Celebs Buying Legions of Fake Online Followers

Reports are coming in that some of the world's biggest names have been purchasing their online fame by way of digital marketing company "Devumi."

Devumi is just one of several dozen companies which offer its clients Likes, Followers, Shares, Retweets and more in exchange for cash.

This in itself is not so shocking.  Devumi can provide high-paying clients literally hundreds of thousands of followers (the NY Times reports John Leguizamo, Kathy Ireland and Michael Dell are just a few of the firm's clients).

But who exactly are these "new followers" who seemingly come out of the woodwork to fulfill Devumi's side of the deals? 

  1. Devumi staff (including outsourced Filipino support)
  2. Bots (fake accounts)

Devumi staff are able to react to clients online postings as a real fan would, and accurately interact with the posts themselves.
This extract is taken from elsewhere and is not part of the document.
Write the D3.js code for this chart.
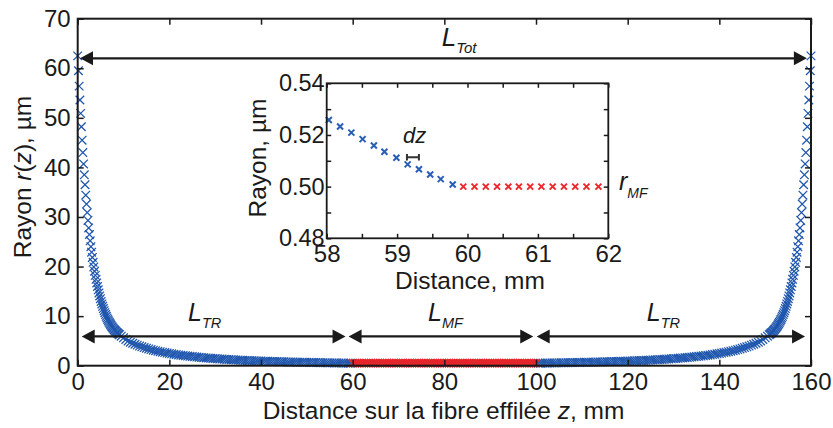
<!DOCTYPE html>
<html><head><meta charset="utf-8">
<script src="https://cdn.jsdelivr.net/npm/d3@7"></script>
<style>
body{margin:0;background:#fff}
svg{display:block}
text{font-family:"Liberation Sans",Arial,Helvetica,sans-serif;fill:#1a1a1a}
</style>
</head><body>
<svg id="c" width="833" height="428"></svg>
<script>
// ---------- data ----------
const xTicks = [0,20,40,60,80,100,120,140,160];
const yTicks = [0,10,20,30,40,50,60,70];

// left transition (taper) : distance z (mm) and radius r (µm); right taper is its mirror image
const taperZ = [0,0.16,0.32,0.48,0.64,0.8,0.96,1.12,1.28,1.44,1.6,1.76,1.92,2.08,2.24,2.4,2.56,2.72,2.88,3.04,3.2,3.36,3.52,3.68,3.84,4,4.16,4.32,4.48,4.64,4.8,4.96,5.12,5.28,5.44,5.6,5.76,5.92,6.08,6.24,6.4,6.56,6.72,6.88,7.04,7.2,7.36,7.52,7.68,7.84,8,8.16,8.32,8.48,8.64,8.8,8.96,9.12,
9.5,10,10.5,11,11.5,12,12.5,13,13.5,14,14.5,15,15.5,16,16.5,17,17.5,18,18.5,19,19.5,20,20.5,21,21.5,22,22.5,23,23.5,24,24.5,25,25.5,26,26.5,27,27.5,28,28.5,29,29.5,30,30.5,31,31.5,32,32.5,33,33.5,34,34.5,35,35.5,36,36.5,37,37.5,38,38.5,39,39.5,40,40.5,41,41.5,42,42.5,43,43.5,44,44.5,45,45.5,46,46.5,47,47.5,48,48.5,49,49.5,50,50.5,51,51.5,52,52.5,53,53.5,54,54.5,55,55.5,56,56.5,57,57.5,58,58.5,59,59.5];
const taperR = [62.5,59.5,56.4,53.6,50.9,48.2,45.5,43.0,40.7,38.5,36.5,34.4,32.6,30.9,29.3,27.8,26.45,25.2,24.0,22.9,21.85,20.85,19.92,19.05,18.22,17.43,16.69,15.98,15.31,14.68,14.08,13.51,12.97,12.46,11.98,11.53,11.10,10.70,10.32,9.96,9.63,9.32,9.03,8.76,8.50,8.26,8.03,7.82,7.62,7.43,7.25,7.08,6.92,6.77,6.63,6.50,6.37,6.25,
5.96,5.62,5.29,4.99,4.74,4.53,4.33,4.15,3.97,3.81,3.66,3.52,3.39,3.26,3.14,3.03,2.92,2.82,2.73,2.64,2.55,2.47,2.39,2.32,2.25,2.18,2.12,2.06,2.00,1.94,1.89,1.84,1.79,1.74,1.70,1.65,1.61,1.57,1.53,1.50,1.46,1.43,1.39,1.36,1.33,1.30,1.27,1.24,1.22,1.19,1.17,1.14,1.12,1.10,1.07,1.05,1.03,1.01,0.99,0.97,0.95,0.94,0.92,0.90,0.89,0.87,0.85,0.84,0.83,0.81,0.80,0.78,0.77,0.76,0.75,0.73,0.72,0.71,0.70,0.69,0.68,0.67,0.66,0.65,0.64,0.63,0.62,0.61,0.60,0.59,0.58,0.57,0.57,0.56,0.55,0.54,0.54,0.53,0.52,0.51,0.51];

// micro-fibre waist
const waistZ = [60,60.5,61,61.5,62,62.5,63,63.5,64,64.5,65,65.5,66,66.5,67,67.5,68,68.5,69,69.5,70,70.5,71,71.5,72,72.5,73,73.5,74,74.5,75,75.5,76,76.5,77,77.5,78,78.5,79,79.5,80,80.5,81,81.5,82,82.5,83,83.5,84,84.5,85,85.5,86,86.5,87,87.5,88,88.5,89,89.5,90,90.5,91,91.5,92,92.5,93,93.5,94,94.5,95,95.5,96,96.5,97,97.5,98,98.5,99,99.5,100];
const waistR = [0.5,0.5,0.5,0.5,0.5,0.5,0.5,0.5,0.5,
0.5,0.5,0.5,0.5,0.5,0.5,0.5,0.5,0.5,
0.5,0.5,0.5,0.5,0.5,0.5,0.5,0.5,0.5,
0.5,0.5,0.5,0.5,0.5,0.5,0.5,0.5,0.5,
0.5,0.5,0.5,0.5,0.5,0.5,0.5,0.5,0.5,
0.5,0.5,0.5,0.5,0.5,0.5,0.5,0.5,0.5,
0.5,0.5,0.5,0.5,0.5,0.5,0.5,0.5,0.5,
0.5,0.5,0.5,0.5,0.5,0.5,0.5,0.5,0.5,
0.5,0.5,0.5,0.5,0.5,0.5,0.5,0.5,0.5];

// inset
const insetXTicks = [58,58.5,59,59.5,60,60.5,61,61.5,62];
const insetYTicks = [0.48,0.49,0.50,0.51,0.52,0.53,0.54];
const insetXLabels = [58,59,60,61,62];
const insetYLabels = [0.48,0.50,0.52,0.54];
const insetTaperZ = [58.03,58.19,58.35,58.51,58.67,58.82,58.99,59.15,59.31,59.47,59.62,59.79];
const insetTaperR = [0.5258,0.5233,0.5209,0.5184,0.5159,0.5135,0.5112,0.5086,0.5067,0.5047,0.5029,0.5008];
const insetWaistZ = [59.94,60.10,60.26,60.42,60.58,60.73,60.89,61.05,61.21,61.37,61.53,61.69,61.86];
const insetWaistR = [0.5,0.5,0.5,0.5,0.5,0.5,0.5,0.5,0.5,0.5,0.5,0.5,0.5];

// annotations (data coordinates)
const totArrow = {z0:0.5, z1:159.1, r:62.0};
const segArrows = [{z0:0.87,z1:58.45,sub:"TR"},{z0:59.1,z1:99.4,sub:"MF"},{z0:100.15,z1:158.7,sub:"TR"}];
const segR = 5.9;
const dzSpan = [59.14,59.31], dzR = 0.5114;

// ---------- drawing ----------
const svg = d3.select("#c");
const INK = "#1a1a1a", BLUE = "#1f56ad", RED = "#e4252a";
const x = d3.scaleLinear([0,160],[77.7,811]);
const y = d3.scaleLinear([0,70],[365.7,18.7]);
const cross = s => `M${-s},${-s}L${s},${s}M${-s},${s}L${s},${-s}`;

function markers(g, zs, rs, xs, ys, color, size, sw){
  g.append("g").selectAll("path").data(zs.map((z,i)=>[z,rs[i]])).join("path")
    .attr("d", cross(size))
    .attr("transform", d=>`translate(${xs(d[0])},${ys(d[1])})`)
    .attr("fill","none").attr("stroke",color).attr("stroke-width",sw);
}

// main series
const gm = svg.append("g");
markers(gm, taperZ, taperR, x, y, BLUE, 4.3, 1.25);
markers(gm, taperZ.map(z=>160-z), taperR, x, y, BLUE, 4.3, 1.25);
markers(gm, waistZ, waistR, x, y, RED, 4, 1.8);

// axes
function styleAxis(g, fs){
  g.attr("font-size", fs).attr("font-family", null).attr("color", INK);
  g.select(".domain").remove();
  g.selectAll(".tick line").attr("stroke-width",1.5);
}
styleAxis(svg.append("g").attr("transform",`translate(0,${y(0)})`)
  .call(d3.axisBottom(x).tickValues(xTicks).tickSizeInner(-6).tickSizeOuter(0).tickPadding(7.5)), 24);
styleAxis(svg.append("g").attr("transform",`translate(${x(0)},0)`)
  .call(d3.axisLeft(y).tickValues(yTicks).tickSizeInner(-6).tickSizeOuter(0).tickPadding(7)), 24);
styleAxis(svg.append("g").attr("transform",`translate(0,${y(70)})`)
  .call(d3.axisTop(x).tickValues(xTicks).tickSizeInner(-6).tickSizeOuter(0).tickFormat("")), 24);
styleAxis(svg.append("g").attr("transform",`translate(${x(160)},0)`)
  .call(d3.axisRight(y).tickValues(yTicks).tickSizeInner(-6).tickSizeOuter(0).tickFormat("")), 24);
svg.append("rect").attr("x",x(0)).attr("y",y(70)).attr("width",x(160)-x(0)).attr("height",y(0)-y(70))
  .attr("fill","none").attr("stroke",INK).attr("stroke-width",2);

// titles
const xt = svg.append("text").attr("x",443.5).attr("y",419).attr("text-anchor","middle").attr("font-size",24.5);
xt.append("tspan").text("Distance sur la fibre effilée ");
xt.append("tspan").attr("font-style","italic").text("z");
xt.append("tspan").text(", mm");
const yt = svg.append("text").attr("transform","translate(31,177) rotate(-90)").attr("text-anchor","middle").attr("font-size",24.5);
yt.append("tspan").text("Rayon ");
yt.append("tspan").attr("font-style","italic").text("r");
yt.append("tspan").text("(");
yt.append("tspan").attr("font-style","italic").text("z");
yt.append("tspan").text("), µm");

// arrows
function dblArrow(x0, x1, yy){
  const L = 13, h = 7;
  svg.append("line").attr("x1",x0+4).attr("x2",x1-4).attr("y1",yy).attr("y2",yy)
    .attr("stroke",INK).attr("stroke-width",2.2);
  svg.append("path").attr("d",`M${x0},${yy}L${x0+L},${yy-h}L${x0+L},${yy+h}Z`).attr("fill",INK);
  svg.append("path").attr("d",`M${x1},${yy}L${x1-L},${yy-h}L${x1-L},${yy+h}Z`).attr("fill",INK);
}
function subLabel(px, py, main, sub, size, subSize, dy){
  const t = svg.append("text").attr("x",px).attr("y",py).attr("font-style","italic").attr("font-size",size).text(main);
  t.append("tspan").attr("font-size",subSize).attr("dy",dy).text(sub);
}
dblArrow(x(totArrow.z0), x(totArrow.z1), y(totArrow.r));
subLabel(x(79.42), 46, "L", "Tot", 26, 15, 7);
segArrows.forEach(s => dblArrow(x(s.z0), x(s.z1), y(segR)));
const segLabelZ = [24.07, 76.44, 124.16];
segArrows.forEach((s,i) => subLabel(x(segLabelZ[i]), 321, "L", s.sub, 25, 14.5, 7));

// ---------- inset ----------
const ix = d3.scaleLinear([58,62],[326.7,608.3]);
const iy = d3.scaleLinear([0.48,0.54],[238.3,83.3]);
svg.append("rect").attr("x",ix(58)).attr("y",iy(0.54)).attr("width",ix(62)-ix(58)).attr("height",iy(0.48)-iy(0.54)).attr("fill","#fff");
const gi = svg.append("g");
markers(gi, insetTaperZ, insetTaperR, ix, iy, "#2a5eb5", 3, 2);
markers(gi, insetWaistZ, insetWaistR, ix, iy, "#ec2a2e", 3, 2);

const fmtX = d => insetXLabels.includes(d) ? String(d) : "";
const fmtY = d => insetYLabels.some(v=>Math.abs(v-d)<1e-9) ? d3.format(".2f")(d) : "";
styleAxis(svg.append("g").attr("transform",`translate(0,${iy(0.48)})`)
  .call(d3.axisBottom(ix).tickValues(insetXTicks).tickSizeInner(-4.5).tickSizeOuter(0).tickPadding(6.5).tickFormat(fmtX)), 24);
styleAxis(svg.append("g").attr("transform",`translate(${ix(58)},0)`)
  .call(d3.axisLeft(iy).tickValues(insetYTicks).tickSizeInner(-4.5).tickSizeOuter(0).tickPadding(2).tickFormat(fmtY)), 23.5);
styleAxis(svg.append("g").attr("transform",`translate(0,${iy(0.54)})`)
  .call(d3.axisTop(ix).tickValues(insetXTicks).tickSizeInner(-4.5).tickSizeOuter(0).tickFormat("")), 24);
styleAxis(svg.append("g").attr("transform",`translate(${ix(62)},0)`)
  .call(d3.axisRight(iy).tickValues(insetYTicks).tickSizeInner(-4.5).tickSizeOuter(0).tickFormat("")), 24);
svg.append("rect").attr("x",ix(58)).attr("y",iy(0.54)).attr("width",ix(62)-ix(58)).attr("height",iy(0.48)-iy(0.54))
  .attr("fill","none").attr("stroke",INK).attr("stroke-width",1.8);

svg.append("text").attr("x",470).attr("y",289).attr("text-anchor","middle").attr("font-size",24.5).text("Distance, mm");
svg.append("text").attr("transform","translate(266,158) rotate(-90)").attr("text-anchor","middle").attr("font-size",24.5).text("Rayon, µm");

// dz marker
svg.append("text").attr("x",403).attr("y",143).attr("font-style","italic").attr("font-size",22).text("dz");
const bx0 = ix(dzSpan[0]), bx1 = ix(dzSpan[1]), by = iy(dzR);
svg.append("path").attr("d",`M${bx0},${by}H${bx1}M${bx0},${by-3.3}V${by+3.3}M${bx1},${by-3.3}V${by+3.3}`)
  .attr("stroke","#333").attr("stroke-width",2).attr("fill","none");
// r_MF label
subLabel(619, 190, "r", "MF", 25, 14, 8);
</script>
</body></html>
Fake accounts on the world's most popular social networks (ie Facebook) number in the millions.  Customer service agents at those companies delete tens of thousands of fake accounts every single day.

It touches on a broader issue of how social networks inflate their "user" numbers to the public.  The dramatically high figures so often reported in the news as "billions of users" need to be understood as "billions of accounts."

Why?

Think duplicate accounts.  Ever forget your password and make a new account?  There's another one.  How about those oh-so-cute profiles people make for their pets?  Are they users?  No, more like accounts.

And none of those "accounts" fall into the largest category of "non-human operated" accounts, which would be the bots - fully automated accounts.

So what's with the appeal?  The obvious one is that of the eternally-running popularity contest.  

But beyond that, these top influencing individuals receive money through their powerhouse online presences.  The larger their reach, the more opportunity for the big social networks and online corporations to push their advertisements to.